All of this was the backdrop for an excellent music lineup: the likes of ill.Gates, Defunk, Detox Unit, Spoonbill, and many more graced the stage with a dazzling selection of today’s forward-thinking bass music. Also featuring a selection of rising artists as well as local talent, there was tremendous creativity bursting from every speaker on each day of the three-day weekend. Even with a less formidable lineup, the weekend would still have been a well-crafted and enjoyable experience filled with flow and art, but the top-level musical performances were the feather in the proverbial cap that rounded out the festival perfectly.

Live painters were on-site, adding to the array of visual art.

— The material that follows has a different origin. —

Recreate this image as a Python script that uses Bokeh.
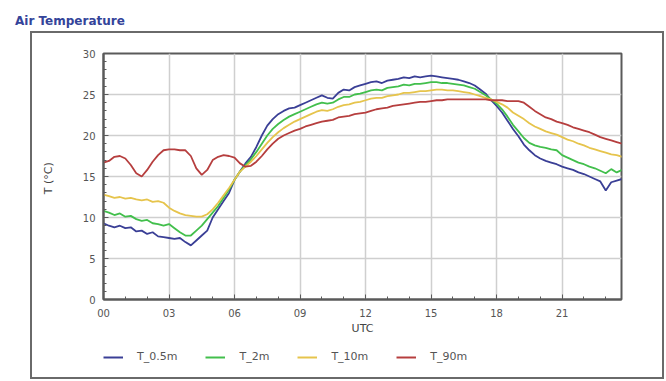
from bokeh.plotting import figure
from bokeh.models import FixedTicker, Legend, LegendItem, Range1d, Div
from bokeh.layouts import column
from bokeh.embed import file_html
from bokeh.resources import INLINE

hours = [i * 0.25 for i in range(96)]

t_05m = [9.3, 9.0, 8.8, 9.0, 8.7, 8.8, 8.3, 8.4, 8.0, 8.2, 7.7, 7.6, 7.5, 7.4, 7.5, 7.0,
         6.6, 7.2, 7.8, 8.4, 10.0, 11.0, 12.0, 13.0, 14.6, 15.6, 16.6, 17.4, 18.6, 20.0, 21.2, 22.0,
         22.6, 23.0, 23.3, 23.4, 23.7, 24.0, 24.3, 24.6, 24.9, 24.6, 24.5, 25.2, 25.6, 25.5, 25.9, 26.1,
         26.3, 26.5, 26.6, 26.4, 26.7, 26.8, 26.9, 27.1, 27.0, 27.2, 27.1, 27.2, 27.3, 27.2, 27.1, 27.0,
         26.9, 26.8, 26.6, 26.4, 26.1, 25.6, 25.1, 24.3, 23.6, 22.8, 21.8, 20.8, 19.9, 18.9, 18.2, 17.6,
         17.2, 16.9, 16.7, 16.5, 16.2, 16.0, 15.8, 15.5, 15.3, 15.0, 14.7, 14.4, 13.3, 14.3, 14.5, 14.7]

t_2m = [10.8, 10.6, 10.3, 10.5, 10.1, 10.2, 9.8, 9.6, 9.7, 9.3, 9.2, 9.0, 9.2, 8.7, 8.2, 7.8,
        7.8, 8.4, 9.0, 9.8, 10.6, 11.4, 12.4, 13.4, 14.6, 15.6, 16.4, 17.1, 18.0, 19.0, 20.0, 20.8,
        21.4, 21.9, 22.3, 22.6, 22.9, 23.2, 23.5, 23.8, 24.0, 23.9, 24.0, 24.4, 24.7, 24.7, 25.0, 25.1,
        25.3, 25.5, 25.6, 25.5, 25.8, 25.9, 26.0, 26.2, 26.1, 26.3, 26.3, 26.4, 26.5, 26.5, 26.4, 26.4,
        26.3, 26.2, 26.1, 25.9, 25.7, 25.3, 24.9, 24.4, 23.9, 23.2, 22.3, 21.3, 20.5, 19.7, 19.1, 18.8,
        18.6, 18.5, 18.3, 18.2, 17.6, 17.3, 17.0, 16.7, 16.5, 16.2, 16.0, 15.7, 15.4, 15.9, 15.5, 15.8]

t_10m = [12.8, 12.6, 12.4, 12.5, 12.3, 12.4, 12.2, 12.1, 12.2, 11.9, 12.0, 11.8, 11.2, 10.8, 10.5, 10.3,
         10.2, 10.1, 10.1, 10.4, 11.0, 11.8, 12.7, 13.6, 14.6, 15.6, 16.2, 16.8, 17.5, 18.3, 19.1, 19.8,
         20.4, 20.9, 21.3, 21.7, 22.0, 22.3, 22.6, 22.9, 23.1, 23.0, 23.2, 23.5, 23.7, 23.8, 24.0, 24.1,
         24.3, 24.5, 24.6, 24.6, 24.8, 24.9, 25.0, 25.2, 25.2, 25.3, 25.4, 25.4, 25.5, 25.6, 25.6, 25.5,
         25.5, 25.4, 25.3, 25.2, 25.0, 24.8, 24.6, 24.4, 24.1, 23.8, 23.4, 22.8, 22.4, 22.0, 21.5, 21.1,
         20.8, 20.5, 20.3, 20.1, 19.8, 19.5, 19.3, 19.0, 18.8, 18.5, 18.3, 18.1, 17.9, 17.7, 17.6, 17.4]

t_90m = [16.7, 16.9, 17.4, 17.5, 17.2, 16.4, 15.4, 15.0, 15.8, 16.8, 17.6, 18.2, 18.3, 18.3, 18.2, 18.2,
         17.5, 16.0, 15.2, 15.8, 17.0, 17.4, 17.6, 17.5, 17.3, 16.6, 16.2, 16.3, 16.8, 17.5, 18.3, 19.0,
         19.6, 20.0, 20.3, 20.6, 20.8, 21.1, 21.3, 21.5, 21.7, 21.8, 21.9, 22.2, 22.3, 22.4, 22.6, 22.7,
         22.8, 23.0, 23.2, 23.3, 23.4, 23.6, 23.7, 23.8, 23.9, 24.0, 24.1, 24.1, 24.2, 24.3, 24.3, 24.4,
         24.4, 24.4, 24.4, 24.4, 24.4, 24.4, 24.4, 24.3, 24.3, 24.3, 24.2, 24.2, 24.2, 24.0, 23.5, 23.0,
         22.6, 22.2, 22.0, 21.7, 21.5, 21.3, 21.0, 20.8, 20.6, 20.4, 20.1, 19.8, 19.6, 19.4, 19.2, 19.0]

series_names = ["T_0.5m", "T_2m", "T_10m", "T_90m"]
series_colors = ["#3a3f96", "#42bf4c", "#e6c44c", "#b63e3e"]
x_ticks = [0, 3, 6, 9, 12, 15, 18, 21]
x_tick_labels = ["00", "03", "06", "09", "12", "15", "18", "21"]
y_ticks = [0, 5, 10, 15, 20, 25, 30]

FONT = "DejaVu Sans"
all_series = [t_05m, t_2m, t_10m, t_90m]

title = Div(text='<span style="position:relative; top:4px">Air Temperature</span>',
            width=300, margin=(0, 0, 0, 15),
            styles={"font-family": FONT, "font-size": "12px", "font-weight": "bold",
                    "color": "#34449a", "padding-top": "12px", "line-height": "11px"})

# main chart
p = figure(width=630, height=304, output_backend="svg", toolbar_location=None,
           x_range=Range1d(0, 23.72), y_range=Range1d(0, 30),
           min_border_left=71, min_border_right=41, min_border_top=20, min_border_bottom=38)
p.background_fill_color = "white"
p.border_fill_color = "white"
p.outline_line_color = "#5a5a5a"
p.outline_line_width = 2

for ys, c in zip(all_series, series_colors):
    p.line(hours, ys, line_color=c, line_width=1.8)

p.xaxis.ticker = FixedTicker(ticks=x_ticks, minor_ticks=list(range(0, 24)))
p.xaxis.major_label_overrides = {t: l for t, l in zip(x_ticks, x_tick_labels)}
p.yaxis.ticker = FixedTicker(ticks=y_ticks, minor_ticks=list(range(0, 31)))

for ax in (p.xaxis[0], p.yaxis[0]):
    ax.axis_line_color = "#5a5a5a"
    ax.axis_line_width = 2
    ax.major_tick_in = 5
    ax.major_tick_out = 0
    ax.minor_tick_in = 3
    ax.minor_tick_out = 0
    ax.major_tick_line_color = "#5a5a5a"
    ax.minor_tick_line_color = "#5a5a5a"
    ax.major_label_text_font = FONT
    ax.major_label_text_font_size = "10px"
    ax.major_label_text_color = "#555555"
    ax.axis_label_text_font = FONT
    ax.axis_label_text_font_size = "11px"
    ax.axis_label_text_font_style = "normal"
    ax.axis_label_text_color = "#444444"

p.xaxis.axis_label = "UTC"
p.xaxis.major_label_standoff = 9
p.xaxis.axis_label_standoff = 2
p.yaxis.axis_label = "T  (°C)"
p.yaxis.major_label_standoff = 8
p.yaxis.axis_label_standoff = 25

p.xgrid.ticker = FixedTicker(ticks=x_ticks)
p.ygrid.ticker = FixedTicker(ticks=y_ticks)
p.grid.grid_line_color = "#cfcfcf"
p.grid.grid_line_width = 1.5

# legend strip (its lines lie outside the visible range; only the legend samples show)
lg = figure(width=630, height=40, output_backend="svg", toolbar_location=None,
            x_axis_location=None, y_axis_location=None,
            x_range=Range1d(-100, -99), y_range=Range1d(0, 30),
            min_border_left=0, min_border_right=0, min_border_top=0, min_border_bottom=0)
lg.grid.visible = False
lg.outline_line_color = None
lg.background_fill_color = "white"
lg.border_fill_color = "white"
items = []
for n, ys, c in zip(series_names, all_series, series_colors):
    r = lg.line(hours, ys, line_color=c, line_width=2)
    items.append(LegendItem(label=n, renderers=[r]))

legend = Legend(items=items, orientation="horizontal", location=(0, 14),
                border_line_alpha=0, background_fill_alpha=0,
                label_text_font=FONT, label_text_font_size="11px", label_text_color="#555555",
                glyph_width=20, glyph_height=12, label_standoff=14, spacing=28,
                padding=0, margin=0)
lg.add_layout(legend)

panel = column(p, lg, spacing=0, margin=(8, 0, 0, 30), styles={"border": "2px solid #6a6a6a"})

open("out.html", "w").write(file_html(column(title, panel, spacing=0), INLINE))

Coordinating three days of music, art, and flow is never an easy task, and the Quasar team expertly rose to the challenge while championing a new style of event. Featuring flow artists and visual artists in the same breath as the music talent—and on the same lineup card– is a rare and welcome step, and it’s no wonder that their innovative formula was so successful. The world could always use more unification, both among human beings and among the variety of arts we participate in, and Conscious Electronic applauds Quasar for boldly moving forward with that vision.